I am one of those people who is annoyingly early for everything. If a show starts at 7:30, I'm usually parking my car (or getting off the Max) at 6:45 and standing around in the lobby irritating the theatre staff until the house opens. I can't help it. I'm always scared I'm going to miss something. So it should be taken seriously when I tell you to arrive about an hour late for Post5's production of Durang Durang.

It's not their fault. Durang Durang is a collection of six short pieces by Christopher Durang, and the three that make up the first half of the evening are just plain dull, no matter how much energy and wit the cast and crew try to put into them. Mrs. Sorken is a monologue for a middle-aged woman about the theatre, and even casting the role with a man in a dress doesn't make it funny. For Whom the Southern Belle Tolls is a parody of The Glass Menagerie with the genders switched, while A Stye in the Eye makes fun of Sam Shepard's work, and neither one acheives the quality of a mediocre Saturday Night Live sketch - let alone the grand heights of The Carol Burnett Show's movie parodies.

However, in the second half, when Durang goes off on his own, the evening soars. Nina in the Morning is an absurd take on the life of a debauched socialite, with a suave narrator, servants right out of Rocky Horror, and a blast of an ending. Wanda's Visit involves a nice couple whose lives are disrupted by an old high-school friend who gives new meaning to the word "obnoxious." And Business Lunch at the Russian Tearoom is the story of a playwright named Christopher who is tempted by Hollywood. All three are witty, absurd, hilarious, and worth the price of admission on their own.

Director Sam Dinkowitz does great work with the cast of six.
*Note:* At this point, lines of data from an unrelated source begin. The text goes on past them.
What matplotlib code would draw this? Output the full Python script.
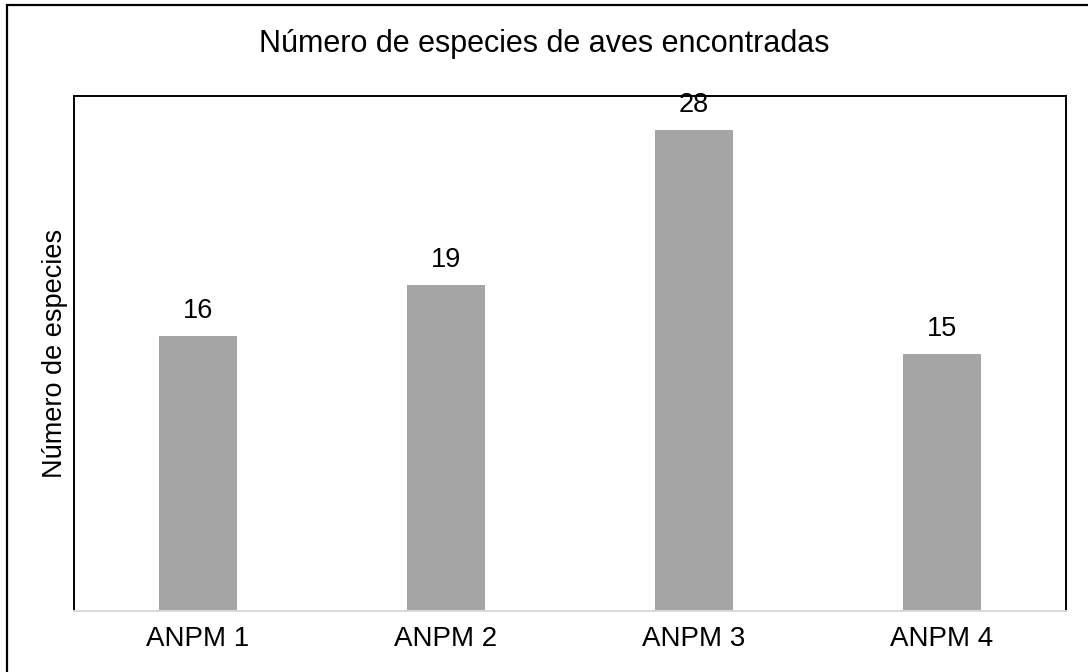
import matplotlib.pyplot as plt
from matplotlib.patches import Rectangle

sites = ["ANPM 1", "ANPM 2", "ANPM 3", "ANPM 4"]
species = [16, 19, 28, 15]

plt.rcParams['font.family'] = ['Liberation Sans', 'DejaVu Sans']

W, H = 1088, 672
fig = plt.figure(figsize=(W / 100, H / 100), dpi=100)
ax = fig.add_axes([74 / W, (H - 611) / H, (1066 - 74) / W, (611 - 96) / H])

x = range(len(sites))
bars = ax.bar(x, species, width=0.315, color="#a5a5a5", zorder=2)
for xi, v in zip(x, species):
    ax.annotate(str(v), (xi, v), xytext=(0, 18), textcoords="offset points",
                ha="center", va="center", fontsize=19.5)

ax.set_xlim(-0.5, len(sites) - 0.5)
ax.set_ylim(0, 30)
ax.set_xticks(list(x))
ax.set_xticklabels(sites, fontsize=20)
ax.set_yticks([])
ax.tick_params(axis="x", length=0, pad=11)
ax.set_ylabel("Número de especies", fontsize=19.5, labelpad=4)

for s in ["left", "top", "right"]:
    ax.spines[s].set_color("black")
    ax.spines[s].set_linewidth(1.4)
ax.spines["bottom"].set_color("#d9d9d9")
ax.spines["bottom"].set_linewidth(1.4)

fig.text(0.5, (H - 44) / H, "Número de especies de aves encontradas",
         ha="center", va="center", fontsize=22)

# outer frame (right/bottom edges fall outside the picture)
fig.patches.append(Rectangle((7 / W, -0.1), 2, (H - 5) / H + 0.1,
                             transform=fig.transFigure, fill=False,
                             edgecolor="black", linewidth=1.6))

fig.savefig("out.png", dpi=100)
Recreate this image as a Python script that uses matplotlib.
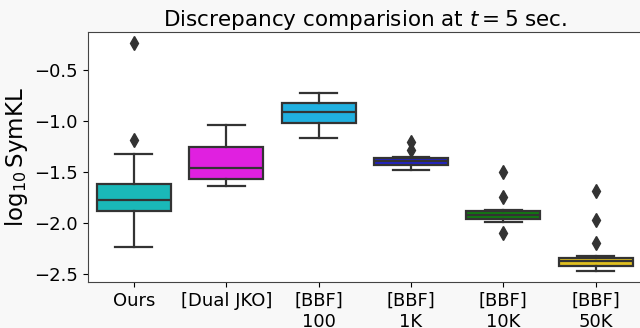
import numpy as np
import matplotlib
matplotlib.use("Agg")
import matplotlib.pyplot as plt

labels = ["Ours", "[Dual JKO]", "[BBF]\n100", "[BBF]\n1K", "[BBF]\n10K", "[BBF]\n50K"]
colors = ["#1ab8b8", "#e020e0", "#20b0e0", "#2222c8", "#117a11", "#e0c020"]

whislo = [-2.238, -1.637, -1.163, -1.474, -1.993, -2.467]
q1 = [-1.882, -1.572, -1.016, -1.428, -1.958, -2.418]
med = [-1.775, -1.461, -0.915, -1.392, -1.925, -2.373]
q3 = [-1.618, -1.252, -0.820, -1.366, -1.882, -2.337]
whishi = [-1.324, -1.039, -0.722, -1.353, -1.873, -2.324]
fliers = [[-0.238, -1.186], [], [], [-1.203, -1.284],
          [-1.503, -1.748, -2.095], [-1.680, -1.974, -2.196]]

stats = [dict(whislo=a, q1=b, med=c, q3=d, whishi=e, fliers=f, label=l)
         for a, b, c, d, e, f, l in zip(whislo, q1, med, q3, whishi, fliers, labels)]

fig = plt.figure(figsize=(6.4, 3.28), dpi=100, facecolor="#f8f8f8")
ax = fig.add_axes([0.137, 0.14, 0.866, 0.762])
line_c = "#333333"
bp = ax.bxp(stats, positions=range(6), widths=0.8, patch_artist=True,
            boxprops=dict(edgecolor=line_c, linewidth=1.6),
            medianprops=dict(color=line_c, linewidth=1.6),
            whiskerprops=dict(color=line_c, linewidth=1.6),
            capprops=dict(color=line_c, linewidth=1.6),
            flierprops=dict(marker="d", markerfacecolor=line_c, markeredgecolor=line_c,
                            markersize=7))
for patch, c in zip(bp["boxes"], colors):
    patch.set_facecolor(c)

ax.set_xlim(-0.5, 5.5)
ax.set_ylim(-2.578, -0.127)
ax.set_yticks([-0.5, -1.0, -1.5, -2.0, -2.5])
ax.tick_params(labelsize=13)
ax.set_ylabel(r"$\log_{10}$SymKL", fontsize=16.5, labelpad=3)
ax.set_title(r"Discrepancy comparision at $t = 5$ sec.", fontsize=15.5, pad=4)
for s in ax.spines.values():
    s.set_color("#444444")
fig.savefig("out.png", dpi=100, facecolor=fig.get_facecolor())
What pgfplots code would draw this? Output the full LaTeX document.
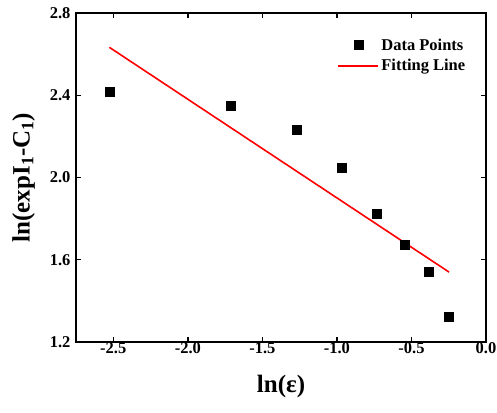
\documentclass[border=0pt]{standalone}
\usepackage{fontspec}
\setmainfont{Liberation Serif}
\usepackage{pgfplots}
\pgfplotsset{compat=1.18}
\pgfplotsset{
  markleg/.style={legend image code/.code={\draw[mark repeat=2,mark phase=2,##1] plot coordinates {(0pt,0pt) (20pt,0pt) (40pt,0pt)};}},
  lineleg/.style={legend image code/.code={\draw[##1] (0pt,0pt) -- (40pt,0pt);}},
}
\begin{document}
\begin{tikzpicture}
\begin{axis}[
  at={(0,0)}, anchor=south west,
  scale only axis, width=410pt, height=329pt,
  xmin=-2.75, xmax=0.0, ymin=1.2, ymax=2.8,
  xtick={-2.5,-2.0,-1.5,-1.0,-0.5,0.0},
  ytick={1.2,1.6,2.0,2.4,2.8},
  tick align=inside, tick pos=both,
  major tick length=5pt,
  axis line style={line width=1.6pt},
  every tick/.style={line width=1.4pt, black},
  /pgf/number format/assume math mode=true,
  /pgf/number format/.cd, fixed, fixed zerofill, precision=1, /pgfplots/.cd,
  ticklabel style={font=\fontsize{16.5}{18}\selectfont\bfseries},
  xticklabel style={yshift=3pt},
  yticklabel style={xshift=-2pt},
  xlabel={\textbf{ln(ε)}},
  ylabel={\textbf{ln(expI\textsubscript{1}-C\textsubscript{1})}},
  label style={font=\fontsize{25}{28}\selectfont},
  xlabel style={at={(0.5,-0.1337)}, anchor=center},
  ylabel style={at={(-0.128,0.5)}, anchor=center},
  legend style={draw=none, fill=none, at={(0.962,0.935)}, anchor=north east,
    font=\fontsize{16.5}{18}\selectfont\bfseries, row sep=3.5pt},
  legend cell align=left,
]
\addplot[only marks, mark=square*, mark size=4.5pt, black, markleg]
  coordinates {(-2.526,2.417) (-1.715,2.351) (-1.273,2.231) (-0.968,2.046)
               (-0.734,1.822) (-0.545,1.672) (-0.386,1.540) (-0.248,1.321)};
\addlegendentry{Data Points}
\addplot[red, line width=1.6pt, no marks, forget plot]
  coordinates {(-2.526,2.633) (-0.248,1.540)};
\addlegendimage{red, line width=2pt, lineleg}
\addlegendentry{Fitting Line}
\end{axis}
\pgfresetboundingbox
\path (-76pt,-70pt) rectangle (421pt,342pt);
\end{tikzpicture}
\end{document}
They run in and out of doors, entering the playing area from all directions, and Dinkowitz mostly keeps them from going over the top. The shouting and posing in the Wiliams and Shepard parodies can't be helped, I suppose, but once the second half begins the acting becomes more subtle and the actors relax; they're not trying to imitate anything, they're creating characters we haven't seen before, and they can add their own touches to the roles.

All six cast members are wonderful. Kelly Godell is best as the pushy, casually crude Wanda and the English-accented movie producer. Heath Koerschgen does amazing work as Wanda's victim and Nina's manservant. Pat Janowski gets every laugh as the blase Nina, and even manages to hold stage as the mother in the Williams piece. Phillip Berns goes all over the place as all three of Nina's children, a pair of crazy waiters, and a gay rabbi, and he too manages to be funny as the disabled son in the Williams piece.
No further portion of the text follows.